Who says you can’t take it with you? Taking necessary or favored possessions with you into the afterlife was a common idea in the ancient world.

The most well-known example of a society using the practice of surrounding the dead with their belongings is the Egyptians, but the practice has also been used among many other ancient peoples, including the Vikings and, apparently, the ancient Romans.

Croatian archaeologists recently uncovered the remains of a two-wheeled Roman chariot, called a cisium, and two horses to go with it.

Preliminary estimations suggest that the find may date back to the third century.  The find was part of a burial ritual called tumuli, which is a burial method that was favored by the richest and most powerful Roman families, according to Croatia Week newspaper.

Photo credit: Franjo Sorčik/
Photo credit: Franjo Sorčik/

The chamber is at the Jankovaka Dubrava site, located near the Croatian village of Stari Jankovci, in what used to be known as the Roman province of Pannonia.

A spokesperson from the Institute of Archaeology in Zagreb called it a unique and sensational find for Croatia.  The institute has plans to undertake the restoration and conservation of the entire burial chamber, which may take several years.

They hope to learn more about the family who had enough cash and clout to use this sort of funerary method, as such families often had great economic, social or political power in the Roman Empire.

Even determining whether the horses were of local breeding or came from somewhere else will provide clues about the family who owned the chamber.

The find dates back nearly 2,000 years. Credit: Central European News

Boris Kratofti, a curator from the city Museum Vincovci, told media sources covering the find that such ancient burial mounds, were exceptional during the Roman period in the area, because of the type of people who used them.

The Romans began to move into Croatia around 229 BC, and by about 12 AD had established control over the entire area.  That control continued until collapsing in fifth century, putting this find well into the time span of Roman rule.

The chariot was invented around 1700 BC and was one of Rome’s best weapons against its enemies for a thousand years, only declining when the Assyrians began incorporating more cavalry forces into their armies.
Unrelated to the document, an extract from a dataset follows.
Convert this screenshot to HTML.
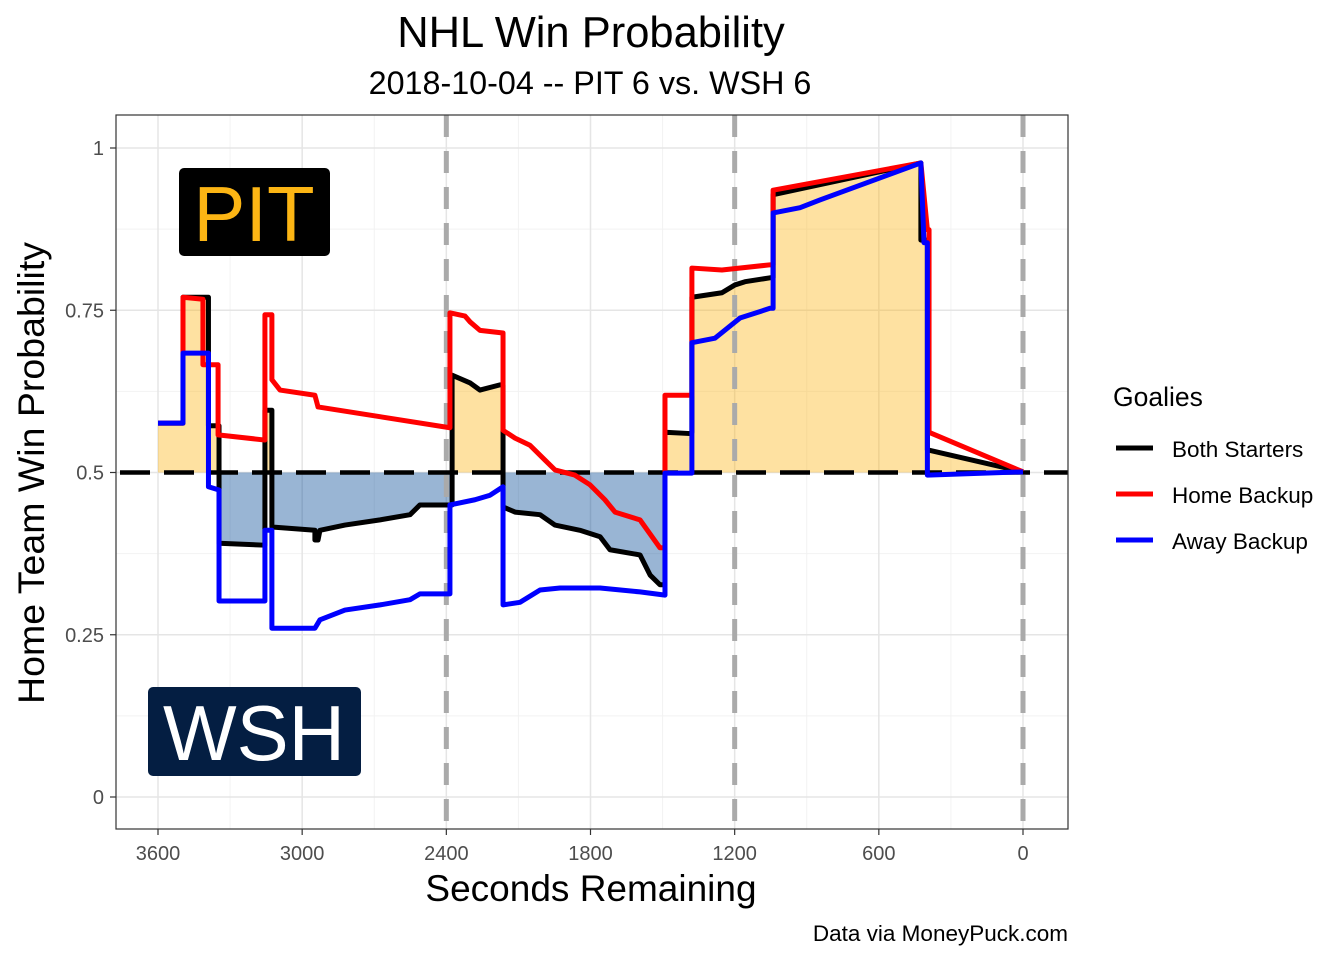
<!DOCTYPE html>
<html><head><meta charset="utf-8"><style>
body{margin:0;background:#fff;}
svg text{font-family:"Liberation Sans",Arial,sans-serif;}
</style></head><body>
<svg id="chart" width="1344" height="960" xmlns="http://www.w3.org/2000/svg">
<rect width="1344" height="960" fill="#fff"/>
<text x="591" y="47" font-size="43.5" text-anchor="middle">NHL Win Probability</text>
<text x="590" y="94" font-size="32.3" text-anchor="middle">2018-10-04 -- PIT 6 vs. WSH 6</text>
<g id="grid"></g>
<g id="fills"></g>
<g id="refs"></g>
<g id="series"></g>
<rect x="116" y="115" width="952" height="714" fill="none" stroke="#333" stroke-width="1.2"/>
<g>
<rect x="179" y="168" width="151" height="88" rx="5" fill="#000"/>
<text x="254" y="241" font-size="78" fill="#FCB514" text-anchor="middle">PIT</text></g>
<g>
<rect x="148" y="687" width="213" height="89" rx="5" fill="#041E42"/>
<text x="254" y="760" font-size="78" fill="#fff" text-anchor="middle">WSH</text></g>
<g id="axes"></g>
<text x="591" y="901" font-size="37" text-anchor="middle">Seconds Remaining</text>
<text transform="translate(44,473) rotate(-90)" font-size="37.5" text-anchor="middle">Home Team Win Probability</text>
<g>
<text x="1113" y="406" font-size="26.5">Goalies</text>
<g><line x1="1116" x2="1153" y1="448" y2="448" stroke="#000" stroke-width="5"/><text x="1172" y="457" font-size="22.5">Both Starters</text></g>
<g><line x1="1116" x2="1153" y1="494" y2="494" stroke="#f00" stroke-width="5"/><text x="1172" y="503" font-size="22.5">Home Backup</text></g>
<g><line x1="1116" x2="1153" y1="540" y2="540" stroke="#00f" stroke-width="5"/><text x="1172" y="549" font-size="22.5">Away Backup</text></g>
</g>
<text x="1068" y="941" font-size="22.5" text-anchor="end">Data via MoneyPuck.com</text>
</svg>
<script>
const xTicks=[3600,3000,2400,1800,1200,600,0];
const yTicks=[0,0.25,0.5,0.75,1];
const yTickLabels=["0","0.25","0.5","0.75","1"];
const periodEnds=[2400,1200,0];
const bothT=[3600,3496,3496,3390,3390,3346,3346,3155,3155,3126,3126,2947,2947,2934,2926,2822,2676,2551,2510,2376,2376,2301,2260,2177,2164,2164,2114,2010,1948,1844,1760,1719,1594,1552,1511,1490,1490,1386,1378,1378,1253,1199,1157,1053,1040,1040,425,425,398,398,0];
const bothV=[.576,.576,.770,.770,.572,.572,.391,.388,.596,.596,.416,.411,.396,.396,.411,.419,.427,.435,.450,.450,.650,.638,.627,.635,.635,.447,.439,.435,.419,.411,.401,.381,.373,.342,.327,.327,.562,.560,.562,.770,.777,.789,.794,.800,.800,.928,.977,.858,.858,.535,.501];
const homeT=[3600,3496,3496,3413,3413,3350,3350,3155,3155,3126,3126,3092,2947,2934,2385,2385,2322,2301,2260,2164,2164,2114,2052,1989,1948,1865,1802,1740,1698,1594,1511,1490,1490,1378,1378,1253,1053,1040,1040,425,398,391,391,0];
const homeV=[.576,.576,.770,.767,.666,.666,.558,.550,.743,.743,.643,.627,.619,.601,.569,.746,.741,.732,.719,.715,.565,.553,.542,.519,.504,.496,.481,.458,.439,.427,.384,.384,.619,.619,.815,.812,.820,.820,.935,.977,.874,.874,.562,.501];
const awayT=[3600,3496,3496,3390,3390,3346,3346,3155,3155,3126,3126,2947,2926,2822,2676,2551,2510,2385,2385,2281,2218,2164,2164,2093,2010,1927,1760,1594,1490,1490,1378,1378,1282,1178,1053,1040,1040,928,845,425,412,398,398,0];
const awayV=[.576,.576,.684,.684,.478,.473,.302,.302,.411,.411,.260,.260,.273,.288,.296,.304,.313,.313,.450,.458,.465,.478,.296,.300,.319,.322,.322,.316,.311,.499,.499,.700,.707,.738,.753,.753,.900,.908,.920,.977,.854,.854,.496,.501];

const NS="http://www.w3.org/2000/svg";
const X=t=>158+(3600-t)/3600*865;
const Y=v=>797-v*649;
function mk(tag,attrs,parent){const e=document.createElementNS(NS,tag);for(const k in attrs)e.setAttribute(k,attrs[k]);parent.appendChild(e);return e;}
const grid=document.getElementById('grid');
mk('rect',{x:116,y:115,width:952,height:714,fill:'#fff'},grid);
for(let i=0;i<yTicks.length-1;i++){const v=(yTicks[i]+yTicks[i+1])/2;const l=mk('line',{x1:116,x2:1068,y1:Y(v),y2:Y(v),stroke:'#f2f2f2','stroke-width':1},grid);

}
for(let i=0;i<xTicks.length-1;i++){const t=(xTicks[i]+xTicks[i+1])/2;const l=mk('line',{x1:X(t),x2:X(t),y1:115,y2:829,stroke:'#f2f2f2','stroke-width':1},grid);

}
yTicks.forEach(v=>{const l=mk('line',{x1:116,x2:1068,y1:Y(v),y2:Y(v),stroke:'#e5e5e5','stroke-width':1.5},grid);

});
xTicks.forEach(t=>{const l=mk('line',{x1:X(t),x2:X(t),y1:115,y2:829,stroke:'#e5e5e5','stroke-width':1.5},grid);

});

const fills=document.getElementById('fills');
const defs=mk('defs',{},fills);
const ca=mk('clipPath',{id:'above'},defs);mk('rect',{x:116,y:115,width:952,height:Y(0.5)-115},ca);
const cb=mk('clipPath',{id:'below'},defs);mk('rect',{x:116,y:Y(0.5),width:952,height:829-Y(0.5)},cb);
let d='M'+X(bothT[0])+','+Y(0.5);
bothT.forEach((t,i)=>{d+=' L'+X(t)+','+Y(bothV[i]);});
d+=' L'+X(bothT[bothT.length-1])+','+Y(0.5)+' Z';
const fa=mk('path',{d:d,fill:'rgba(252,181,20,0.4)','clip-path':'url(#above)'},fills);


const fb=mk('path',{d:d,fill:'rgba(0,70,148,0.4)','clip-path':'url(#below)'},fills);



const refs=document.getElementById('refs');
periodEnds.forEach(t=>{const l=mk('line',{x1:X(t),x2:X(t),y1:115,y2:829,stroke:'#aaaaaa','stroke-width':5,'stroke-dasharray':'22 14'},refs);

});
const hl=mk('line',{x1:116,x2:1068,y1:Y(0.5),y2:Y(0.5),stroke:'#000','stroke-width':4.5,'stroke-dasharray':'30 14','stroke-dashoffset':'-4'},refs);



const series=document.getElementById('series');
[[bothT,bothV,'#000','both-starters-line'],[homeT,homeV,'#f00','home-backup-line'],[awayT,awayV,'#00f','away-backup-line']].forEach(s=>{
const pts=s[0].map((t,i)=>X(t)+','+Y(s[1][i])).join(' ');
const p=mk('polyline',{points:pts,fill:'none',stroke:s[2],'stroke-width':5,'stroke-linejoin':'round'},series);

});

const axes=document.getElementById('axes');
xTicks.forEach(t=>{mk('line',{x1:X(t),x2:X(t),y1:829,y2:835,stroke:'#333','stroke-width':1.2},axes);
const tx=mk('text',{x:X(t),y:860,'font-size':20,fill:'#4d4d4d','text-anchor':'middle'},axes);tx.textContent=t;

});
yTicks.forEach((v,i)=>{mk('line',{x1:110,x2:116,y1:Y(v),y2:Y(v),stroke:'#333','stroke-width':1.2},axes);
const tx=mk('text',{x:104,y:Y(v)+7,'font-size':20,fill:'#4d4d4d','text-anchor':'end'},axes);tx.textContent=yTickLabels[i];

});
</script>
</body></html>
By the first century, Romans only used chariots for processions and racing.

The Vincovci area has had other interesting finds dating from the Roman period.  In 2012, World Archaeology reported that professional archaeologists uncovered a hoard of nearly fifty pieces of luxury silver tableware, including jugs, bowls, spoons, and plates.

Many of the items in that cache are decorated with engravings of everything from plants to building, or are decorated with gold plate.  That find dates from late in the fourth century.

The silver was found in a Roman, brick-lined pit, a spokesperson for the City Museum said at the time.  It was found in the course of an investigation prior to the onset of some construction work that was being planned in the city center.

Because the area is part of a protected heritage zone, such archaeological surveys need to be made before any new development can get under way.

The surveys are done either by the representatives from the City Museum or by an outside company, which is what happened in this case.

When the silver hoard was discovered, it was considered to be the most important archaeological find in the area to date, which is saying something when you know that over the last forty or fifty years excavations in and around Vincovci have proven the area has been continuously occupied by humans for at least 8,000 years.

Scholars believe that the loot was stashed for safekeeping, since it dates from the period when the Roman hold on Croatia was beginning to weaken.

The burial chamber with the chariot and horses may just trump the silver for the role of most important discovery, though.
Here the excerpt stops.